What is a biobank?
A biobank is a safe house for tissue samples, tumour cells, DNA and blood samples used for medical research. Much like a normal bank account, you can deposit biomaterial to earn medical interest in the form of knowledge and treatments.
There are many types of biobanks including those for plants, seeds, animal material and human tissues.
Human biobanks are usually population-based or focused on disease. The majority of biobanks in NSW are cancer related, but some specialise in other areas such as brain and neurological disorders, kidney disease, etc.
The NSW Health Statewide Biobank only stores human bio-specimens at this stage to help support population studies and a wide-range of disease-specific research.
Who benefits from a biobank?
We all benefit from biobanks. They are vital to modern medical research and to our evolving knowledge of health and disease. They help researchers find the cause of illnesses and improve treatment for diseases.
Medical research reliant on samples from biobanks can include large population studies to help track long-term trends in health outcomes and disease-specific studies – such as for cancer, heart disease, dementia and diabetes.
The information and knowledge generated by researchers using samples and data from a biobank can greatly speed up the time it takes to get discoveries from the lab to patients.

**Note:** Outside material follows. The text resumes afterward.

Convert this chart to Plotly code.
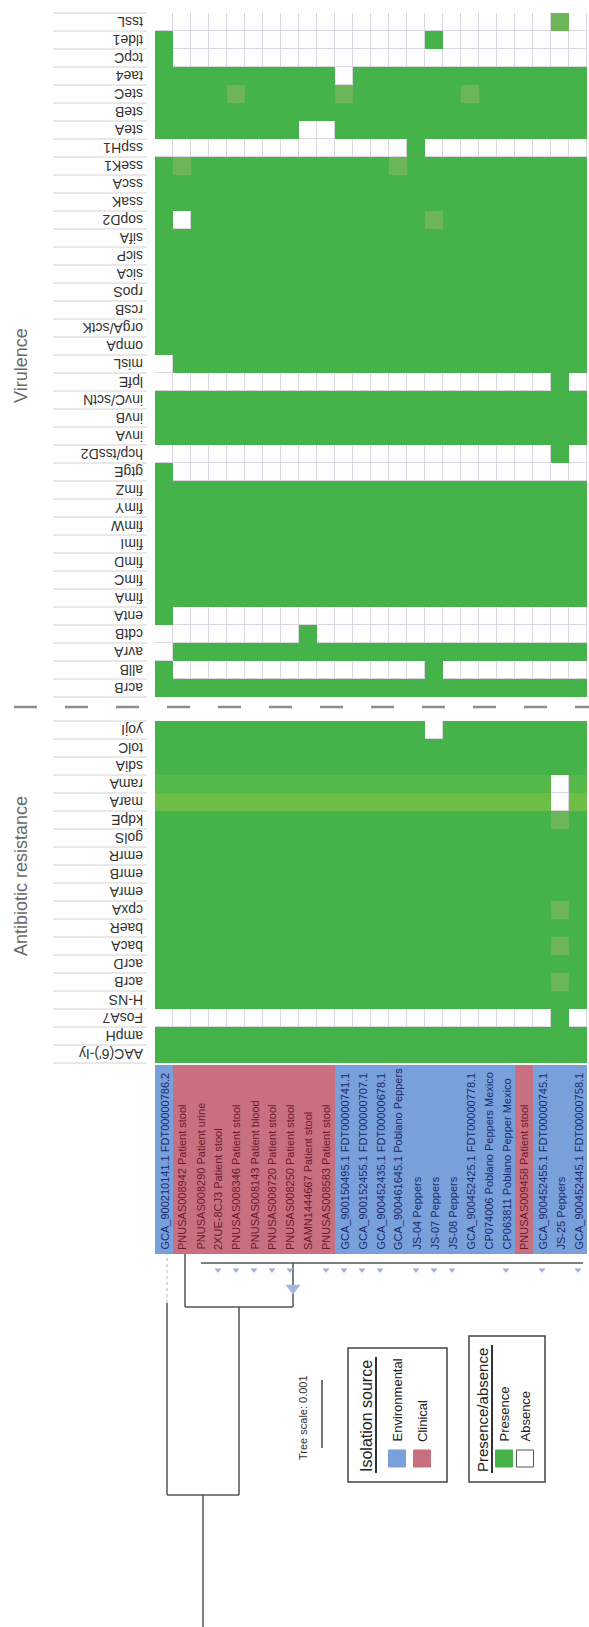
import numpy as np
import plotly.graph_objects as go

FONT = "Liberation Sans, Arial, sans-serif"

# ---------------- data ----------------
strains = [
    "GCA_900210141.1 FDT00000786.2",
    "PNUSAS008942 Patient stool",
    "PNUSAS008290 Patient urine",
    "2XUE-8CJ3 Patient stool",
    "PNUSAS008346 Patient stool",
    "PNUSAS008143 Patient blood",
    "PNUSAS008720 Patient stool",
    "PNUSAS008250 Patient stool",
    "SAMN1444667 Patient stool",
    "PNUSAS008583 Patient stool",
    "GCA_900150495.1 FDT00000741.1",
    "GCA_900152455.1 FDT00000707.1",
    "GCA_900452435.1 FDT00000678.1",
    "GCA_900461645.1 Poblano Peppers",
    "JS-04 Peppers",
    "JS-07 Peppers",
    "JS-08 Peppers",
    "GCA_900452425.1 FDT00000778.1",
    "CP074006 Poblano Peppers Mexico",
    "CP063811 Poblano Pepper Mexico",
    "PNUSAS009458 Patient stool",
    "GCA_900452455.1 FDT00000745.1",
    "JS-25 Peppers",
    "GCA_900452445.1 FDT00000758.1",
]
# E = environmental, C = clinical
sources = list("ECCCCCCCCCEEEEEEEEEECEEE")

# 0 = absent, 1 = present, 2-4 = present with reduced identity
virulence_genes = [
    "tssL", "tlde1", "tcpC", "tae4", "steC", "steB", "steA", "sspH1", "sseK1",
    "sscA", "ssaK", "sopD2", "sifA", "sicP", "sicA", "rpoS", "rcsB", "orgA/sctK",
    "ompA", "misL", "lpfE", "invC/sctN", "invB", "invA", "hcp/tssD2", "gtgE",
    "fimZ", "fimY", "fimW", "fimI", "fimD", "fimC", "fimA", "entA", "cdtB",
    "avrA", "allB", "acrB",
]
virulence_calls = [
    "000000000000000000000020",
    "100000000000000100000000",
    "100000000000000000000000",
    "111111111101111111111111",
    "111121111121111112111111",
    "111111111111111111111111",
    "111111110011111111111111",
    "000000000000001000000000",
    "121111111111121111111111",
    "111111111111111111111111",
    "111111111111111111111111",
    "101111111111111211111111",
    "111111111111111111111111",
    "111111111111111111111111",
    "111111111111111111111111",
    "111111111111111111111111",
    "111111111111111111111111",
    "111111111111111111111111",
    "111111111111111111111111",
    "011111111111111111111111",
    "000000000000000000000010",
    "111111111111111111111111",
    "111111111111111111111111",
    "111111111111111111111111",
    "000000000000000000000010",
    "100000000000000000000000",
    "111111111111111111111111",
    "111111111111111111111111",
    "111111111111111111111111",
    "111111111111111111111111",
    "111111111111111111111111",
    "111111111111111111111111",
    "111111111111111111111111",
    "100000000000000000000000",
    "000000001000000000000000",
    "011111111111111111111111",
    "100000000000000100000000",
    "111111111111111111111111",
]
amr_genes = [
    "yojI", "tolC", "sdiA", "ramA", "marA", "kdpE", "golS", "emrR", "emrB",
    "emrA", "cpxA", "baeR", "bacA", "acrD", "acrB", "H-NS", "FosA7", "ampH",
    "AAC(6')-Iy",
]
amr_calls = [
    "111111111111111011111111",
    "111111111111111111111111",
    "111111111111111111111111",
    "333333333333333333333303",
    "444444444444444444444404",
    "111111111111111111111121",
    "111111111111111111111111",
    "111111111111111111111111",
    "111111111111111111111111",
    "111111111111111111111111",
    "111111111111111111111121",
    "111111111111111111111111",
    "111111111111111111111121",
    "111111111111111111111111",
    "111111111111111111111121",
    "111111111111111111111111",
    "000000000000000000000010",
    "111111111111111111111111",
    "111111111111111111111111",
]
# strains collapsed under the large clade (small tip markers)
collapsed_leaves = [3, 4, 5, 6, 7, 9, 10, 11, 12, 14, 15, 16, 19, 21, 23]
tree_scale_value = 0.001

# ---------------- geometry / style ----------------
W, H = 589, 1627
COL0, CW = 155.0, 18.0
RH = 18.0
VIR_TOP, AMR_TOP = 13.0, 721.0
BAND_TOP, BAND_BOT = 1065.0, 1254.0
LABEL_RIGHT = 145.0

GREEN = "#46b34a"
shade_scale = [
    [0.0, GREEN], [1 / 6, GREEN],
    [1 / 6, "#6cb657"], [0.5, "#6cb657"],
    [0.5, "#55b949"], [5 / 6, "#55b949"],
    [5 / 6, "#6dbd46"], [1.0, "#6dbd46"],
]
SRC_COLOR = {"E": "#78a0da", "C": "#c8707f"}
SRC_TEXT = {"E": "#1d2a6b", "C": "#6e1830"}


def col_center(i):
    return COL0 + CW * (i + 0.5)


fig = go.Figure()
shapes = []
annotations = []


def add_block(genes, calls, top):
    z = np.array([[int(ch) for ch in row] for row in calls], dtype=float)
    n = len(genes)
    # grid-line colour shows through the gaps of the white cells
    shapes.append(dict(type="rect", xref="x", yref="y", x0=COL0, x1=COL0 + CW * z.shape[1],
                       y0=top, y1=top + RH * n, fillcolor="#ddd4e4",
                       line=dict(width=0), layer="below"))
    common = dict(x0=col_center(0), dx=CW, y0=top + RH / 2, dy=RH,
                  showscale=False, hoverinfo="skip")
    fig.add_trace(go.Heatmap(z=np.ones_like(z), colorscale=[[0, "white"], [1, "white"]],
                             xgap=1, ygap=1, **common))
    fig.add_trace(go.Heatmap(z=np.where(z > 0, z, np.nan), zmin=1, zmax=4,
                             colorscale=shade_scale, **common))
    for k in range(n + 1):
        shapes.append(dict(type="line", xref="x", yref="y", x0=53, x1=147,
                           y0=top + RH * k, y1=top + RH * k,
                           line=dict(color="#d2d2d2", width=1)))
    for k, g in enumerate(genes):
        annotations.append(dict(x=LABEL_RIGHT, y=top + RH * (k + 0.5), text=g,
                                xref="x", yref="y", showarrow=False, textangle=180,
                                xanchor="right", yanchor="middle",
                                font=dict(family=FONT, size=14, color="#333333")))


add_block(virulence_genes, virulence_calls, VIR_TOP)
add_block(amr_genes, amr_calls, AMR_TOP)

# section titles
for title, yc in [("Virulence", 366), ("Antibiotic resistance", 876)]:
    annotations.append(dict(x=21, y=yc, text=title, xref="x", yref="y", showarrow=False,
                            textangle=-90, font=dict(family=FONT, size=18, color="#6a6a6a")))

# dashed divider between the two gene groups
shapes.append(dict(type="line", xref="x", yref="y", x0=14, x1=W, y0=707, y1=707,
                   line=dict(color="#8c8c8c", width=2.5, dash="23px,28px")))

# isolation-source band
src_z = [[0 if s == "E" else 1 for s in sources]]
fig.add_trace(go.Heatmap(z=src_z, x0=col_center(0), dx=CW,
                         y0=(BAND_TOP + BAND_BOT) / 2, dy=BAND_BOT - BAND_TOP,
                         zmin=0, zmax=1, showscale=False, hoverinfo="skip",
                         colorscale=[[0, SRC_COLOR["E"]], [0.5, SRC_COLOR["E"]],
                                     [0.5, SRC_COLOR["C"]], [1, SRC_COLOR["C"]]]))
for i, (name, s) in enumerate(zip(strains, sources)):
    annotations.append(dict(x=col_center(i), y=BAND_BOT - 2, text=name, xref="x", yref="y",
                            showarrow=False, textangle=-90, xanchor="center", yanchor="bottom",
                            font=dict(family=FONT, size=11, color=SRC_TEXT[s])))

# ---------------- tree ----------------
TIP = 3.0  # tree tips sit slightly right of the column centres


def leaf_x(i):
    return col_center(i) + TIP


root_y, clade_a_y, clade_b_y = 1495.0, 1307.0, 1263.0
clade_b_stem = leaf_x(7)
clade_b_left, clade_b_right = leaf_x(2) - 2, leaf_x(23) + 2
clade_a_x = (leaf_x(1) + clade_b_stem) / 2
root_x = (leaf_x(0) + clade_a_x) / 2

tx, ty = [], []


def seg(x0, y0, x1, y1):
    tx.extend([x0, x1, None])
    ty.extend([y0, y1, None])


seg(root_x, H, root_x, root_y)
seg(leaf_x(0), root_y, clade_a_x, root_y)
seg(leaf_x(0), root_y, leaf_x(0), 1303)
seg(clade_a_x, root_y, clade_a_x, clade_a_y)
seg(leaf_x(1), clade_a_y, clade_b_stem, clade_a_y)
seg(leaf_x(1), clade_a_y, leaf_x(1), BAND_BOT)
seg(clade_b_stem, clade_a_y, clade_b_stem, clade_b_y)
seg(clade_b_left, clade_b_y, clade_b_right, clade_b_y)
fig.add_trace(go.Scatter(x=tx, y=ty, mode="lines", hoverinfo="skip", showlegend=False,
                         line=dict(color="#555555", width=1.5)))
fig.add_trace(go.Scatter(x=[leaf_x(0), leaf_x(0)], y=[1303, BAND_BOT], mode="lines",
                         hoverinfo="skip", showlegend=False,
                         line=dict(color="#b8b8b8", width=1, dash="dot")))
fig.add_trace(go.Scatter(x=[col_center(i) for i in collapsed_leaves],
                         y=[1270] * len(collapsed_leaves), mode="markers",
                         hoverinfo="skip", showlegend=False,
                         marker=dict(symbol="triangle-down", size=6, color="#9db1dc")))
fig.add_trace(go.Scatter(x=[clade_b_stem], y=[1288], mode="markers", hoverinfo="skip",
                         showlegend=False,
                         marker=dict(symbol="triangle-down", size=13, color="#a6b6e0")))

# tree scale
shapes.append(dict(type="line", xref="x", yref="y", x0=322, x1=322, y0=1380, y1=1448,
                   line=dict(color="#444444", width=1.5)))
annotations.append(dict(x=303, y=1418, text=f"Tree scale: {tree_scale_value}", xref="x",
                        yref="y", showarrow=False, textangle=-90,
                        font=dict(family=FONT, size=11, color="#333333")))

# ---------------- legends ----------------
LEG_BOT = 1482.0


def legend_box(x0, x1, top, title, title_x, title_size, entries):
    shapes.append(dict(type="rect", xref="x", yref="y", x0=x0, x1=x1, y0=top, y1=LEG_BOT,
                       line=dict(color="#444444", width=1.5), fillcolor="rgba(0,0,0,0)"))
    annotations.append(dict(x=title_x, y=1474, text=title, xref="x", yref="y",
                            showarrow=False, textangle=-90, yanchor="bottom",
                            font=dict(family=FONT, size=title_size, color="#222222")))
    shapes.append(dict(type="line", xref="x", yref="y", x0=title_x + 10, x1=title_x + 10,
                       y0=top + 9, y1=1473, line=dict(color="#333333", width=2)))
    for cx, label, fill in entries:
        shapes.append(dict(type="rect", xref="x", yref="y", x0=cx - 8.5, x1=cx + 8.5,
                           y0=1450, y1=1467, fillcolor=fill,
                           line=dict(color="#555555" if fill == "white" else fill, width=1)))
        annotations.append(dict(x=cx, y=1444, text=label, xref="x", yref="y",
                                showarrow=False, textangle=-90, yanchor="bottom",
                                font=dict(family=FONT, size=13, color="#222222")))


legend_box(348, 447, 1348, "Isolation source", 366, 16,
           [(397, "Environmental", SRC_COLOR["E"]), (422, "Clinical", SRC_COLOR["C"])])
legend_box(469, 545, 1336, "Presence/absence", 482, 15,
           [(504, "Presence", GREEN), (525, "Absence", "white")])

fig.update_layout(
    width=W, height=H, margin=dict(l=0, r=0, t=0, b=0),
    paper_bgcolor="white", plot_bgcolor="white", showlegend=False,
    xaxis=dict(range=[0, W], visible=False, fixedrange=True),
    yaxis=dict(range=[H, 0], visible=False, fixedrange=True),
    shapes=shapes, annotations=annotations,
)
fig.write_html("out.html")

Major features of the biobank
- Large-scale robotic technology to store and process around three million human bio-specimens
- Capacity to support large-scale population studies
- Fully automated barcode tracking system to ensure traceability and custody control of samples
- Automated DNA extraction
- Histopathology tissue processing capabilities
- Laboratory information management system
Ultra-low temperature storage to support long-term storage of samples using:
- Brooks BioStore II automated -80◦C storage facility
- Mechanical -80◦C freezers
- Reticulated nitrogen to cryovats for -196◦C
Blood collection facilities including:
- Phlebotomy service
- Automated fractionation of blood into its components (plasma, serum, buffy coat, RBCs etc.)